Nomura observes a historic anomaly of "excessive enthusiasm for gold" in the current market: data shows that GLD experienced capital inflows in excess of the historical 95th percentile over two weeks, followed by single-day outflows exceeding the historical 95th percentile.
Nomura's analysis suggests that this reflects the "latecomers/weak holders" starting to unwind positions, possibly triggering a larger sell-off.
Nomura's data shows that this "large in, large out" pattern has occurred 9 times in history, with the previous 8 almost accurately predicting a gold retracement, with the worst performance typically concentrated in the next 2 months.
Here, we supplement with specific data - this morning's news also mentioned that earlier this week, investors withdrew $1.27 billion from the SPDR Gold ETF, marking the largest single-day outflow since 2011, just as the gold price hit a record high above $3500.

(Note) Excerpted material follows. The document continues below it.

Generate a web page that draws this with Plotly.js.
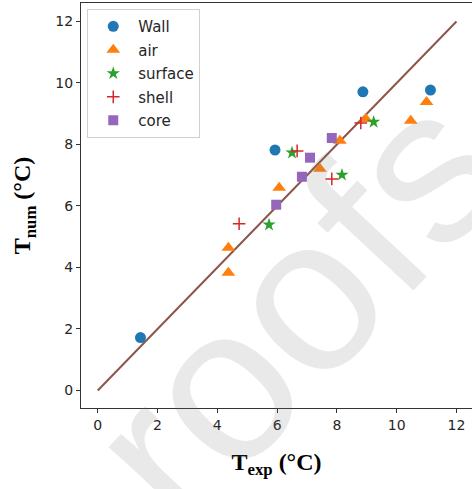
<!DOCTYPE html>
<html>
<head>
<meta charset="utf-8">
<script src="https://cdn.plot.ly/plotly-3.0.1.min.js"></script>
<style>html,body{margin:0;padding:0;background:#fff;}#chart{width:472px;height:489px;}</style>
</head>
<body>
<div id="chart"></div>
<script>
// Data
const wallX = [1.43, 5.93, 8.87, 11.13];
const wallY = [1.72, 7.82, 9.71, 9.77];
const airX = [11.0, 10.47, 8.97, 8.1, 7.43, 6.07, 4.37, 4.37];
const airY = [9.38, 8.77, 8.83, 8.12, 7.21, 6.59, 4.64, 3.83];
const surfaceX = [9.23, 6.5, 8.17, 5.73];
const surfaceY = [8.73, 7.73, 7.01, 5.39];
const shellX = [8.8, 6.67, 7.83, 4.73];
const shellY = [8.7, 7.79, 6.88, 5.42];
const coreX = [7.83, 7.1, 6.83, 5.97];
const coreY = [8.21, 7.57, 6.95, 6.04];
const lineX = [0, 12];
const lineY = [0, 12];
const tickVals = [0, 2, 4, 6, 8, 10, 12];

const mk = (name, x, y, symbol, color, size, extra) => Object.assign({
  type: 'scatter', mode: 'markers', name: name, x: x, y: y, legendgroup: name,
  marker: Object.assign({symbol: symbol, color: color, size: size, line: {width: 0}}, extra || {}),
  cliponaxis: false
});

const traces = [
  {type: 'scatter', mode: 'lines', x: lineX, y: lineY, showlegend: false,
   line: {color: '#8c564b', width: 2}, hoverinfo: 'skip'},
  mk('Wall', wallX, wallY, 'circle', '#1f77b4', 11),
  mk('air', airX, airY, 'triangle-up', '#ff7f0e', 12),
  mk('surface', surfaceX, surfaceY, 'star', '#2ca02c', 10),
  mk('shell', shellX, shellY, 'cross-thin', '#d62728', 9, {line: {color: '#d62728', width: 1.5}}),
  mk('core', coreX, coreY, 'square', '#9467bd', 10)
];

const axisFont = {family: 'DejaVu Sans', size: 14, color: '#262626'};
const layout = {
  width: 472, height: 489,
  margin: {l: 81, r: 0, t: 3, b: 81},
  paper_bgcolor: '#fff', plot_bgcolor: '#fff',
  showlegend: true,
  legend: {
    x: 0.016, y: 0.985, xanchor: 'left', yanchor: 'top',
    bgcolor: 'rgba(255,255,255,0.8)', bordercolor: '#d0d0d0', borderwidth: 1,
    font: {family: 'DejaVu Sans', size: 15, color: '#262626'},
    itemwidth: 40, tracegroupgap: 1
  },
  xaxis: {
    range: [-0.56, 12.52], tickvals: tickVals, ticktext: tickVals.map(String),
    showgrid: false, zeroline: false, showline: true, linecolor: '#333', linewidth: 1,
    mirror: true, ticks: 'outside', ticklen: 4, tickcolor: '#333', tickfont: axisFont,
    title: {text: '<b>T<sub>exp</sub> (°C)</b>', font: {family: 'Liberation Serif', size: 24, color: '#000'}, standoff: 21}
  },
  yaxis: {
    range: [-0.57, 12.6], tickvals: tickVals, ticktext: tickVals.map(String),
    showgrid: false, zeroline: false, showline: true, linecolor: '#333', linewidth: 1,
    mirror: false, ticks: 'outside', ticklen: 4, tickcolor: '#333', tickfont: axisFont,
    title: {text: '<b>T<sub>num</sub> (°C)</b>', font: {family: 'Liberation Serif', size: 24, color: '#000'}, standoff: 17}
  },
  annotations: [{
    text: 'roofs', xref: 'paper', yref: 'paper', x: 0.545, y: 0.25,
    xanchor: 'center', yanchor: 'middle',
    showarrow: false, textangle: -47,
    font: {family: 'Liberation Sans', size: 220, color: 'rgba(120,120,120,0.16)'}
  }]
};

Plotly.newPlot('chart', traces, layout, {displayModeBar: false, staticPlot: true});
</script>
</body>
</html>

It is worth noting that in 2011, a similar outflow of funds coincided with the last super-cycle peak in gold, after which gold entered a long period of consolidation until breaking out in 2020. This historical context provides some reference significance for the current market.
Technical indicators: Gold price deviates significantly from the long-term moving average
The third warning is based on technical analysis.
Last weekend, the trading price of gold was more than 25% above the 200-day moving average, reaching a level that Nomura described as "pretty absurd." Such a significant deviation from the long-term trend line often signals a market correction is needed.
Nomura's historical data analysis shows that whenever the gold price deviates so significantly from the 200-day average, the price tends to experience a noticeable retracement in the next 2 months.